The second tenet is agility, characterized by velocity, elasticity and transparency, to provide predictability and financial flexibility. The third is putting IT back in control, so they no longer have to get agility by handing the keys to a public cloud provider.

Today, Dell is making five major announcements in conjunction with the APEX portfolio.

APEX Data Storage Services offers enterprise storage with an initial choice of three performance tiers of block and file storage. One- or three-year subscriptions are available, and capacity starts as low as 50 TB and can scale from there.

“You can pick between file, block and very soon, object storage,” said Akanksha Mehrotra, Vice President, Portfolio Marketing for Project APEX at Dell. APEX Data Storage Services is available today in the U.S., and Mehotra said it is ‘coming soon’ to other geos.

A second new service is Apex Cloud Services, which offers integrated compute storage and networking resources with support for both traditional and cloud-native applications, to deliver a consistent cloud experience across public cloud, private cloud and the edge. APEX Hybrid Cloud and APEX Private Cloud are subsets of this service.

“These integrated on-prem solutions that support cloud-native and traditional workloads can be delivered and deployed in 14 days, and can be expanded in as few as five,” Mehrotra said. Apex Cloud Services are available now in the U.S., as well as in the U.K., France and Germany.”

The third new set of services is APEX Custom Solutions, which provides the Dell infrastructure portfolio, including servers, storage, data protection, and hyperconverged infrastructure as-a-service, and makes it all available as a customized service. Customers can select the exact product and services they want and scale their usage of these resources up and down while paying for what they use through the consumption model.

“This lets you move part of or all of an enterprise to a usage-based model, and can be paired with managed services for a managed utility solution,” Mehrotra stated. She also indicated that APEX Custom Solutions are the only one of these offerings available in Canada today, although the others are ‘coming soon’ to this market.

The APEX Console, which provides a self-service, interactive experience for customers to manage their entire APEX lifecycle, is also being announced. Customers use the APEX console to identify and subscribe to APEX services that map to their needs and Dell matches the technology and services to deliver the desired outcomes.

“The Apex Console provides the unified experience for the entire APEX as a Service journey,” Mehrotra said.

One negative for the channel is that partners are not able to use the console to manage their own customers today, but Mehrotra said this is coming.

“Over time, partners will have access to the Console and will be able to manage services on behalf of their customers,” she stated. “This is for future releases.”

Finally, Dell Technologies also announced their first colo collaboration around APEX, with Equinix, to broaden the availability of the APEX services through Equinix data centers.

“Equinix is the largest provider of colo services, and this is for those who don’t want to manage things themselves, but don’t want public cloud either,” Mehrotra said. “The infrastructure will be owned and maintained by Dell at an Equinix facility.”

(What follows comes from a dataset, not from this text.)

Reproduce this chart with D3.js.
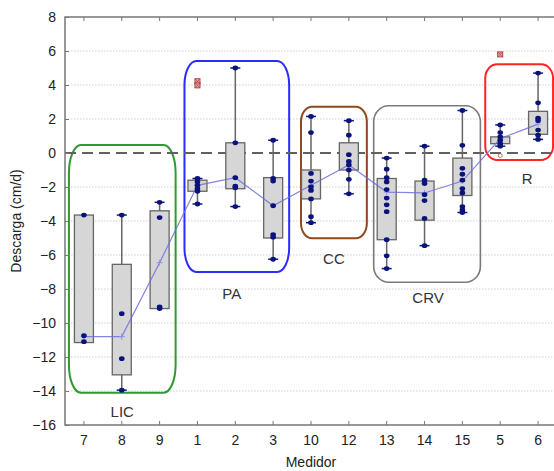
<!DOCTYPE html>
<html><head><meta charset="utf-8">
<script src="https://cdn.jsdelivr.net/npm/d3@7"></script>
<style>body{margin:0;background:#fff}svg{display:block}text{font-family:"Liberation Sans",Arial,sans-serif}</style>
</head><body><svg id="c" width="554" height="471"></svg>
<script>
const categories = ["7","8","9","1","2","3","10","12","13","14","15","5","6"];
const q3 = [-3.65,-6.55,-3.4,-1.6,0.6,-1.45,-1.0,0.6,-1.5,-1.65,-0.3,0.95,2.45];
const q1 = [-11.15,-13.05,-9.15,-2.25,-2.1,-5.0,-2.7,-1.0,-5.1,-3.95,-2.5,0.55,1.1];
const whiskHigh = [-3.65,-3.65,-2.9,-1.5,5.0,0.75,2.15,1.9,-0.3,0.4,2.5,1.65,4.7];
const whiskLow = [-11.15,-13.95,-9.15,-3.0,-3.15,-6.25,-4.1,-2.4,-6.8,-5.45,-3.5,0.4,0.8];
const medians = [-10.8,-10.8,-6.45,-1.9,-1.45,-3.1,-1.9,-0.7,-2.3,-2.35,-1.65,0.85,1.7];
const points = [
  [-3.65,-10.75,-11.1],
  [-3.65,-9.45,-12.1,-13.95],
  [-2.9,-3.8,-9.05,-9.15],
  [-1.5,-1.7,-1.9,-2.1,-2.25,-3.0],
  [5.0,0.6,-1.45,-1.95,-2.05,-3.15],
  [0.75,-1.5,-1.65,-3.1,-4.8,-4.95,-6.25],
  [2.15,1.2,-1.2,-1.65,-2.0,-2.2,-2.7,-3.75,-4.1],
  [1.9,1.05,-0.1,-0.5,-0.7,-1.0,-1.55,-2.4],
  [-0.3,-0.95,-1.45,-1.7,-2.15,-2.65,-3.05,-3.45,-5.1,-6.05,-6.8],
  [0.4,-1.6,-1.8,-2.45,-2.8,-3.85,-5.45],
  [2.5,0.45,-0.9,-1.25,-1.6,-2.1,-2.35,-3.15,-3.35,-3.5],
  [1.65,1.2,0.95,0.75,0.55,0.4],
  [4.7,2.95,2.05,1.9,1.35,1.05,0.8]
];
const extremeCats = ["1","1","5"];
const extremeVals = [4.22,3.98,5.8];
const outlierCats = ["5"];
const outlierVals = [-0.15];
const yTicks = [8,6,4,2,0,-2,-4,-6,-8,-10,-12,-14,-16];
const groupNames = ["LIC","PA","CC","CRV","R"];
const groupFirst = ["7","1","10","13","5"];
const groupLast = ["9","3","12","15","6"];
const groupHigh = [0.47,5.41,2.72,2.78,5.22];
const groupLow = [-14.1,-7.0,-5.02,-7.6,-0.41];
const groupLabelY = [-15.3,-8.35,-6.3,-8.6,-1.6];
const groupColors = ["#2f9a2f","#2b2bff","#8e4a1c","#7a7a7a","#ff2424"];
const groupPadL = [15,13,10,13,15];
const groupPadR = [16,16,18,18,15];
const groupLabelDx = [0,-5,0,1,8];
const groupRx = [12,12,11,15,12];
const groupRy = [28,24,15,16,14];

const svg = d3.select("#c");
const L = 65, R = 557, T = 17, B = 425;
const x = d3.scaleBand().domain(categories).range([L, R]);
const y = d3.scaleLinear().domain([-16, 8]).range([B, T]);
const cx = c => x(c) + x.bandwidth() / 2;
const bw = 19;

svg.append("g").selectAll("line").data(yTicks.filter(v => v !== 8 && v !== -16 && v !== 0)).join("line")
  .attr("x1", L).attr("x2", R).attr("y1", d => y(d)).attr("y2", d => y(d))
  .attr("stroke", "#cfcfcf").attr("stroke-width", 1).attr("stroke-dasharray", "1.5,1.5");

const gg = svg.append("g");
groupNames.forEach((n, i) => {
  const x0 = cx(groupFirst[i]) - groupPadL[i], x1 = cx(groupLast[i]) + groupPadR[i];
  gg.append("rect").attr("x", x0).attr("y", y(groupHigh[i]))
    .attr("width", x1 - x0).attr("height", y(groupLow[i]) - y(groupHigh[i]))
    .attr("rx", groupRx[i]).attr("ry", groupRy[i])
    .attr("fill", "none").attr("stroke", groupColors[i]).attr("stroke-width", n === "CRV" ? 1.6 : 2);
  gg.append("text").attr("x", (x0 + x1) / 2 + groupLabelDx[i]).attr("y", y(groupLabelY[i]))
    .attr("text-anchor", "middle").attr("dominant-baseline", "middle")
    .attr("font-size", 15).attr("fill", "#333").text(n);
});

svg.append("line").attr("x1", L).attr("x2", R).attr("y1", y(0)).attr("y2", y(0))
  .attr("stroke", "#606060").attr("stroke-width", 2).attr("stroke-dasharray", "11,6");

const bg = svg.append("g");
categories.forEach((c, i) => {
  const X = cx(c);
  bg.append("line").attr("x1", X).attr("x2", X).attr("y1", y(whiskHigh[i])).attr("y2", y(whiskLow[i]))
    .attr("stroke", "#666").attr("stroke-width", 1.5);
  bg.append("rect").attr("x", X - bw / 2).attr("y", y(q3[i])).attr("width", bw)
    .attr("height", y(q1[i]) - y(q3[i])).attr("fill", "#d6d6d6").attr("stroke", "#666").attr("stroke-width", 1.3);
  [whiskHigh[i], whiskLow[i]].forEach((w, k) => {
    const beyond = k === 0 ? w > q3[i] + 0.01 : w < q1[i] - 0.01;
    if (beyond) bg.append("line").attr("x1", X - 5).attr("x2", X + 5).attr("y1", y(w)).attr("y2", y(w))
      .attr("stroke", "#0a1a8a").attr("stroke-width", 1.5);
  });
});

const med = categories.map((c, i) => [cx(c), y(medians[i])]);
svg.append("path").attr("d", d3.line()(med)).attr("fill", "none")
  .attr("stroke", "#7070dd").attr("stroke-opacity", 0.85).attr("stroke-width", 1.2);
svg.append("g").selectAll("path").data(med).join("path")
  .attr("d", d => `M${d[0]-3},${d[1]}H${d[0]+3}M${d[0]},${d[1]-3}V${d[1]+3}`)
  .attr("stroke", "#9090e8").attr("stroke-width", 1);

const pg = svg.append("g");
categories.forEach((c, i) => {
  pg.selectAll(null).data(points[i]).join("ellipse")
    .attr("cx", cx(c)).attr("cy", d => y(d)).attr("rx", 2.8).attr("ry", 2.4).attr("fill", "#0a137a");
});

extremeCats.forEach((c, i) => {
  const X = cx(c), Y = y(extremeVals[i]);
  svg.append("rect").attr("x", X - 2.5).attr("y", Y - 2.5).attr("width", 5).attr("height", 5)
    .attr("fill", "#e8b0b0").attr("stroke", "#b04040").attr("stroke-width", 1);
  svg.append("path").attr("d", `M${X-2.5},${Y-2.5}L${X+2.5},${Y+2.5}M${X+2.5},${Y-2.5}L${X-2.5},${Y+2.5}`)
    .attr("stroke", "#b04040").attr("stroke-width", 0.8);
});
outlierCats.forEach((c, i) => {
  svg.append("circle").attr("cx", cx(c)).attr("cy", y(outlierVals[i])).attr("r", 2)
    .attr("fill", "none").attr("stroke", "#d04040").attr("stroke-width", 0.8);
});

svg.append("path").attr("d", `M${R},${T}H${L}V${B}H${R}`).attr("fill", "none")
  .attr("stroke", "#777").attr("stroke-width", 1.5);

const ya = svg.append("g").attr("transform", `translate(${L},0)`)
  .call(d3.axisLeft(y).tickValues(yTicks).tickSize(-4).tickPadding(9).tickFormat(d3.format("d")));
ya.select(".domain").remove();
ya.selectAll("line").attr("stroke", "#777");
ya.selectAll("text").attr("font-size", 14).attr("fill", "#222").attr("font-family", '"Liberation Sans",Arial,sans-serif');

const xa = svg.append("g").attr("transform", `translate(0,${B})`)
  .call(d3.axisBottom(x).tickSize(-4).tickPadding(10));
xa.select(".domain").remove();
xa.selectAll("line").attr("stroke", "#777");
xa.selectAll("text").attr("font-size", 14).attr("fill", "#222").attr("font-family", '"Liberation Sans",Arial,sans-serif');

const ta = svg.append("g").attr("transform", `translate(0,${T})`)
  .call(d3.axisTop(x).tickSize(-4).tickFormat(""));
ta.select(".domain").remove();
ta.selectAll("line").attr("stroke", "#777");

svg.append("text").attr("x", (L + R) / 2).attr("y", 463).attr("text-anchor", "middle")
  .attr("dominant-baseline", "middle").attr("font-size", 14).attr("fill", "#222").text("Medidor");
svg.append("text").attr("transform", `translate(17,${(T + B) / 2}) rotate(-90)`).attr("text-anchor", "middle")
  .attr("dominant-baseline", "middle").attr("font-size", 14).attr("fill", "#222").text("Descarga (cm/d)");
</script></body></html>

The plan is to expand the colo partners moving forward.

“Equinix is just one of many colo services we will be working with around the world,” Grocott said.

Dell is also emphasizing how APEX advances their partner strategy.

“APEX expands their advantage further, providing additional opportunity, profitability, and a continuous engagement model, and the ability to deliver new solutions on top of APEX,” Mehrotra said. “Partners will benefit from this increased agility.” Dell will be providing partners with up to 30% incents on APEX turnkey offers, and up to 20% on Custom Solutions.”

Grocott concluded by emphasizing the innate radicalism of APEX.

“Everything has to change as we move forward,” he said. “This is a massive transformation across the company, and will impact other areas, like talent, HR and recruiting. Our Go-to-Market must also transform with this, and we have  changed how we train our sales teams and enable our partners around consumption. At the end of the day, with Apex we are creating the new Dell and everything else has to transform so that can happen.”